If this was a share of VTI, with low volatility, they'd likely be fine with it. Even if the check didn't clear, they could just re-sell the stock. It's super unlikely to drastically check in value in the 2 days before the check clears.

If this was a share of GME today, they are buying it for you for $350. There is a change that your check doesn't clear. There is a chance that tomorrow GME is worth $50. If both of those things happen, your broker would have paid $350 for a stock that they didn't want, and can only sell for $50, and be stuck holding a $300 loss.

Ie, they have loaned you money (even if it's short term and with no interest), but if the account doesn't actually get funded, or a previous trade doesn't actually settle[0], they are left holding the bag, the same as if it was "traditional" margin.

[0] This is unlikely, but it could happen for a variety of reasons.

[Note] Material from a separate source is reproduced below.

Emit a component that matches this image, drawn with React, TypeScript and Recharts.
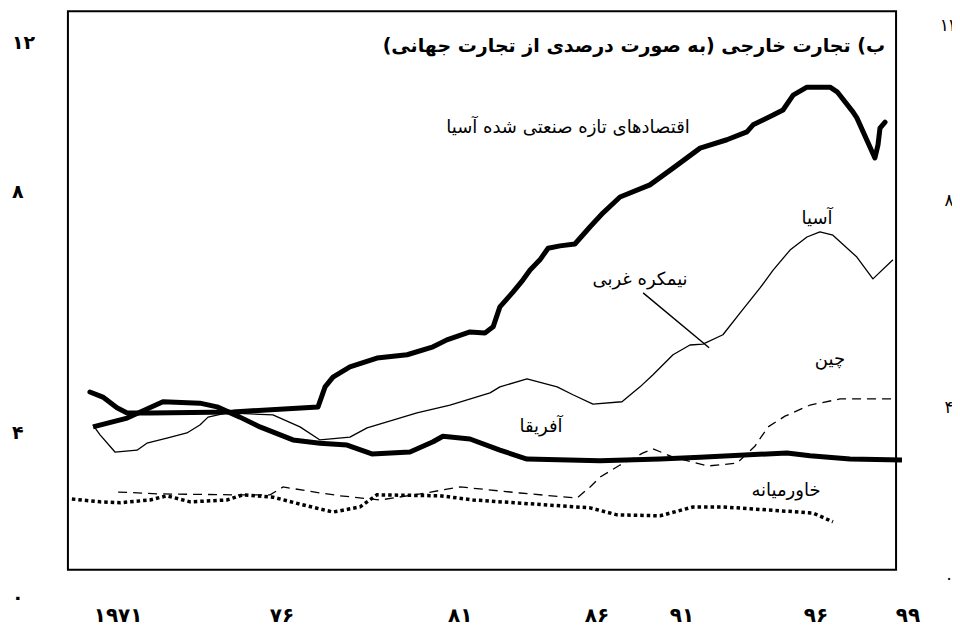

I believe this would correlate with much larger issues with the state of the financial system, and in that case would just start compounding issues (because if your trade doesn't settle, then chances are a whole bunch of trades don't settle, and your broker will be left holding the bag for all of them)


This all actually seems amazing for the user? I'm confused why people are complaining about it?

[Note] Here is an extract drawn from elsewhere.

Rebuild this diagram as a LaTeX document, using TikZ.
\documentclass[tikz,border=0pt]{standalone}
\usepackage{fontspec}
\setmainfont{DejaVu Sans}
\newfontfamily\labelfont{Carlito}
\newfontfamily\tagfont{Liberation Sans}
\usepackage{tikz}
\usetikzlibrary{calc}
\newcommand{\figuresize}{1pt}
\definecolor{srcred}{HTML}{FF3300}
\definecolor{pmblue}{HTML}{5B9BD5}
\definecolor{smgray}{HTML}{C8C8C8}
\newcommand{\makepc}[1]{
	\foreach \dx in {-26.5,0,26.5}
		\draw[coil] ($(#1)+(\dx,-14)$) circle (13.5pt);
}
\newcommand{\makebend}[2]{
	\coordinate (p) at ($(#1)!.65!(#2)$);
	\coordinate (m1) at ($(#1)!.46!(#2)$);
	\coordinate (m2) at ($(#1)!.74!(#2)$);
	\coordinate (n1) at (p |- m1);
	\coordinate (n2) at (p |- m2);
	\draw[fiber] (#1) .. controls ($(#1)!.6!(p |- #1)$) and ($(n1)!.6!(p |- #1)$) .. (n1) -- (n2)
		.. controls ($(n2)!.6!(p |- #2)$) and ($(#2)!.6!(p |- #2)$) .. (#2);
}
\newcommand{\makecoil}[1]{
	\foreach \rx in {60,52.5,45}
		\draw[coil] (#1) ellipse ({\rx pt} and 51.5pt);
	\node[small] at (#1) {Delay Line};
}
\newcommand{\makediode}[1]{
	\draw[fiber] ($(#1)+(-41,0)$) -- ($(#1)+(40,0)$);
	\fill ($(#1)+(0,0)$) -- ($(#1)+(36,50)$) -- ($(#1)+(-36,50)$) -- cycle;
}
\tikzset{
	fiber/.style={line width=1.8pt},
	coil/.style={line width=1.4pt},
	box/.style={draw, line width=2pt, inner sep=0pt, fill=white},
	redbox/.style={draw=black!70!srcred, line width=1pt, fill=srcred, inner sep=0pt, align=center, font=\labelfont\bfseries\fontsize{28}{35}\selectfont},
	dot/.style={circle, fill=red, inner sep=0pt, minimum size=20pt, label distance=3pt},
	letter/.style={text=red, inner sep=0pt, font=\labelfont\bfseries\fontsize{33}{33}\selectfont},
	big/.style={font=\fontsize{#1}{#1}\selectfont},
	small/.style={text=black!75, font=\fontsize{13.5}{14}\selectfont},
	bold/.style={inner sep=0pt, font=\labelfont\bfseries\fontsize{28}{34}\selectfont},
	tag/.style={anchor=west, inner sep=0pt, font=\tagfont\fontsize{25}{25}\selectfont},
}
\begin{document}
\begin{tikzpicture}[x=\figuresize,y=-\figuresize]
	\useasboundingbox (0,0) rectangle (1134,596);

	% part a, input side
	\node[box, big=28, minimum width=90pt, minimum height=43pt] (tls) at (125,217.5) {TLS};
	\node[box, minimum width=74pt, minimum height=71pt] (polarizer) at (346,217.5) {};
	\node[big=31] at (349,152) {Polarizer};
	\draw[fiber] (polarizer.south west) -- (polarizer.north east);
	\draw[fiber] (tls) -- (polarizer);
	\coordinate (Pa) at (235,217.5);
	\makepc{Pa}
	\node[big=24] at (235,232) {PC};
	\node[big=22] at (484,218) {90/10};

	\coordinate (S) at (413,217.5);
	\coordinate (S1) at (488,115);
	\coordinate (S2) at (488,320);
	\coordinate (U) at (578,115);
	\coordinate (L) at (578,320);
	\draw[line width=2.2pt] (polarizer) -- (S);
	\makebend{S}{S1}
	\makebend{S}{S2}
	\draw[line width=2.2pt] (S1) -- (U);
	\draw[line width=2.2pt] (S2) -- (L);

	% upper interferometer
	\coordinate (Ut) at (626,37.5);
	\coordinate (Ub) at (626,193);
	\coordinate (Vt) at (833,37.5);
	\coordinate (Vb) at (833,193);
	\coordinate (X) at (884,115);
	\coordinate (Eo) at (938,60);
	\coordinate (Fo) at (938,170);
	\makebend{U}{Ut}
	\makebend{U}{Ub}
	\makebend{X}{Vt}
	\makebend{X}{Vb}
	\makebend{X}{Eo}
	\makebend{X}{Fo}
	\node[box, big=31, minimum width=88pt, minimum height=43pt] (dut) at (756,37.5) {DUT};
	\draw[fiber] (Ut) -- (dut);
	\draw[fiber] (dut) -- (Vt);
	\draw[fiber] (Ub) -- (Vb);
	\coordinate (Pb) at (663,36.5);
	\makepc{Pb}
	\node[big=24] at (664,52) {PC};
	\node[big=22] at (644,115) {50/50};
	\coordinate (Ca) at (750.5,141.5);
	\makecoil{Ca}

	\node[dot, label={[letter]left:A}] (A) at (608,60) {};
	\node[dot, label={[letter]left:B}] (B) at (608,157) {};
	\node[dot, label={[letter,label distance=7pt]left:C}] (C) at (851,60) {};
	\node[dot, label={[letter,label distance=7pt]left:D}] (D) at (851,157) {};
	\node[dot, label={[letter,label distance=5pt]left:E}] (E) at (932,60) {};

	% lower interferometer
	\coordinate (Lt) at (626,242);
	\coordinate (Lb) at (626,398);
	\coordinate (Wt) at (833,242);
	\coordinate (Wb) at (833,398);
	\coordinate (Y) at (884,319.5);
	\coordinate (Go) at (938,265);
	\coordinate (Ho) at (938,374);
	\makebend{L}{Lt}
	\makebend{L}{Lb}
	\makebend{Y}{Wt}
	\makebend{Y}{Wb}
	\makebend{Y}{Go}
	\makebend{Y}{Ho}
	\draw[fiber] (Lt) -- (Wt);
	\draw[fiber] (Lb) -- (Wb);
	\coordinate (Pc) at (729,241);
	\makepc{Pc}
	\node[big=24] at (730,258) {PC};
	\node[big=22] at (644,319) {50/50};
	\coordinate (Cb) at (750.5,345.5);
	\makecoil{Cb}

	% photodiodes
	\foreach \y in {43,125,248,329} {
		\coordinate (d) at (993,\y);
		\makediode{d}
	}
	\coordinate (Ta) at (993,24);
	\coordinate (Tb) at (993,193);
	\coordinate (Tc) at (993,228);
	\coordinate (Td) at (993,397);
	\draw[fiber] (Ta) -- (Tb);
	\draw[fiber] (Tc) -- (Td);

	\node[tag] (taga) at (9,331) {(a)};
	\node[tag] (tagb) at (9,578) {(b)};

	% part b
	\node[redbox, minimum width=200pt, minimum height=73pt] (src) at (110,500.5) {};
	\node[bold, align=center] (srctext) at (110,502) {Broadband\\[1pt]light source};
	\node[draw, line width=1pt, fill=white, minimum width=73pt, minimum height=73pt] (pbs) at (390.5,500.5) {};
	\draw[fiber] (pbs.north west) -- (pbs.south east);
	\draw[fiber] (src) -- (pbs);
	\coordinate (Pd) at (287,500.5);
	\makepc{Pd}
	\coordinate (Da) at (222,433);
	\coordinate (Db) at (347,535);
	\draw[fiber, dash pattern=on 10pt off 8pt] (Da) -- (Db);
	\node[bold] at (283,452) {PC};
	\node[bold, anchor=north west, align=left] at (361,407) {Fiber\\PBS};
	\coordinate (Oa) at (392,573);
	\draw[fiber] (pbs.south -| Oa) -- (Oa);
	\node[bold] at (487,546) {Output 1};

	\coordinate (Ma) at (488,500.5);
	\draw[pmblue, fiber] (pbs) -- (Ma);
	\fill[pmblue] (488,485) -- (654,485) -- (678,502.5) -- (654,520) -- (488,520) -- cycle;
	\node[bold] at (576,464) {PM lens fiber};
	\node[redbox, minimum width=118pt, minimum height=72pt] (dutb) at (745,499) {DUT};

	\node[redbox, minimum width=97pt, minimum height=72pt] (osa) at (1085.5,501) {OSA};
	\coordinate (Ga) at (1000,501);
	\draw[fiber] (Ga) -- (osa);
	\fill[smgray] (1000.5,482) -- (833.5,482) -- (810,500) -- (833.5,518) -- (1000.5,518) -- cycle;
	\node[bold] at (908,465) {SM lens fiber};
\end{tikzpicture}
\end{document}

In typical times, yes, it is "amazing" for the user, in that they get to trade more often without worrying about the underlying complexity.

People right now are complaining because they are (reportedly) being margin-called, largely yelling on the internet that they are being margin called but weren't using margin therefore Robinhood is conspiring with George Soros or some shit, even though they technically were trading with Robinhoods money.

Should Robinhood be allowed to treat something as a trade on margin when the fact that it is on margin is papered over and the user clearly doesn't understand what they're doing? Probably not.

But this isn't Robinhood "manipulating the market to support Hedge Funds (or whoever the new enemy is today[0]); this is Robinhood having a gold-plated pile of dog-shit that they've been selling as solid gold for the last couple of years, and now the cracks are showing.

[0] I heard this morning that the new enemy who is trying to manipulate the market is the DTCC. Which is just... comical in my opinion, but hey, the internet is gunna internet I guess


Ok sure, but I still don't really see what's so bad about being margin called. Like even given that unlikely occurrence where RH might margin call you, what you get out of RH doing this still seems all around great for the user.


Margin calls typically end poorly for the user because they are highly correlated with the asset being in a negative position.

If you buy a $10 stock on margin, and it raises to $15, you owe Robinhood $10, and that is secured by a $15 stock. This is extremely unlikely to get margin called. Even if it does, you're up.

If you buy a $10 stock on margin, and it drops to $5 (even if just temporarily), you owe Robinhood $10 secured by a $5 stock, which puts them in a riskier position, and may margin-call to cut their losses. You get the $5 from the sale, but still owe Robinhood the initial $10.

I'm sure you can see how this can compound to amplify drops if a large number of people have bought the same thing, all on margin, and it starts dropping for whatever reason.

Edit: Follow-on

This is particularly "bad" if your goal was to "own the stock" (at pretty much any price) just so that someone else can't buy it.